Wolf’s Little Store

August 18, 2008

Hi, I’m a web interface interaction user experience usability Photoshop guru with Resig-rated Javascript skills, plus I wrote my own MVC framework and it’s called Python.

We sometimes have this debate over what our job titles really are, because we don’t have any. We’re a team of nine, ten, sometimes eleven persons and we build web sites. To sum the team roles up: a general manager, a project manager, a secretary, an information architect, two designers, four developers and the odd internship/summer job person.

Am I a graphic designer? A web designer? I don’t know. My boss prefers to call me an interaction designer; but I feel that kind of overspecifies a part of what I do. I spend more time doing the code part than the graphic design part; I like building interfaces for applications a lot more than brochure websites. I love writing and wording and making the interface invisible. But does that make me an interaction designer?
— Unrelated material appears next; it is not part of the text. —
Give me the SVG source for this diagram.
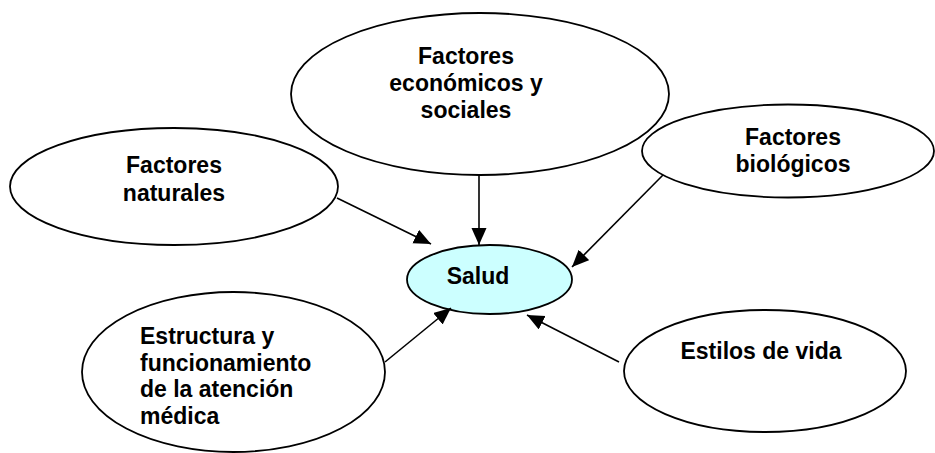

In the best days my work consists of building our CMS, digging through the Ruby of a trading application we’re building for a client to play the game of inches, or mocking up the design of an exciting project. Think newspaper design, a concert hall, something that you can relate to.

And in the worst periods my days consist of building those dreaded e-mail templates for companies that sell things I don’t care about, or for the wrong reasons. Building brochure-type websites with a strict deadline, only to notice six months later that the site still hasn’t gone live due to a lack of content.

So what is my job title? The A List Apart survey asks us the very same question I’m rattling about in question number 14. It then mentions 17 different possible job titles: everything from project management to development to art direction or design. One thing to note is that job title discussion is not about the job title alone, because, after all, you can call yourself anything: it’s mainly about defining what we do.

Jeffrey Zeldman says a lack of standardisation of job titles leads to a lack of respect for our profession.

Web designers get no respect. Imagine you’re on a plane and you start chatting with the person in the seat next to you. If you ask someone what they do and they say they’re an architect then you make some assumptions about them; that they’re educated and respected. You don’t get that when you tell someone you’re a web designer. Part of the problem is that there is no standardisation of job titles. We call ourselves lots of different things. If you’re working with Fortune 500 companies that use lots of baloney titles, you feel you need to make up baloney titles for your company too. If you’re at a university, someone might be called a Webmaster. If you’re at a startup, someone might be called a User Experience Director. But they’re probably doing the same thing. (Source)

This evening I came across this interesting interview with Ryan Singer from 37signals, explaining what a web designer actually does. Now, what he says doesn’t count for everyone: web design has many aspects. What he’s talking about is application design, which encompasses interface design, HCI/usability and interaction design. Like he says, “What should it do, how should it do it, what should the different screens be, how do you get from this screen to there…“.

You don’t have to live in Vi(m), nor do you have to be a Photoshop guru to be a great webdesigner. The tools are irrelevant, but the designer/developer relationship is important enough that to make the leap from good to great, a webdesigner has to have an interest in “developer” things. One shouldn’t be scared to try writing a bit of Javascript, diving into the view part of an MVC framework like Ruby on Rails or working with version control systems. I like to learn this kind of stuff as not to bother the developers with “easy” questions. After all, I wouldn’t want to kill their zone.

I guess there are many different kinds of web designers, just like there are many kinds of designers.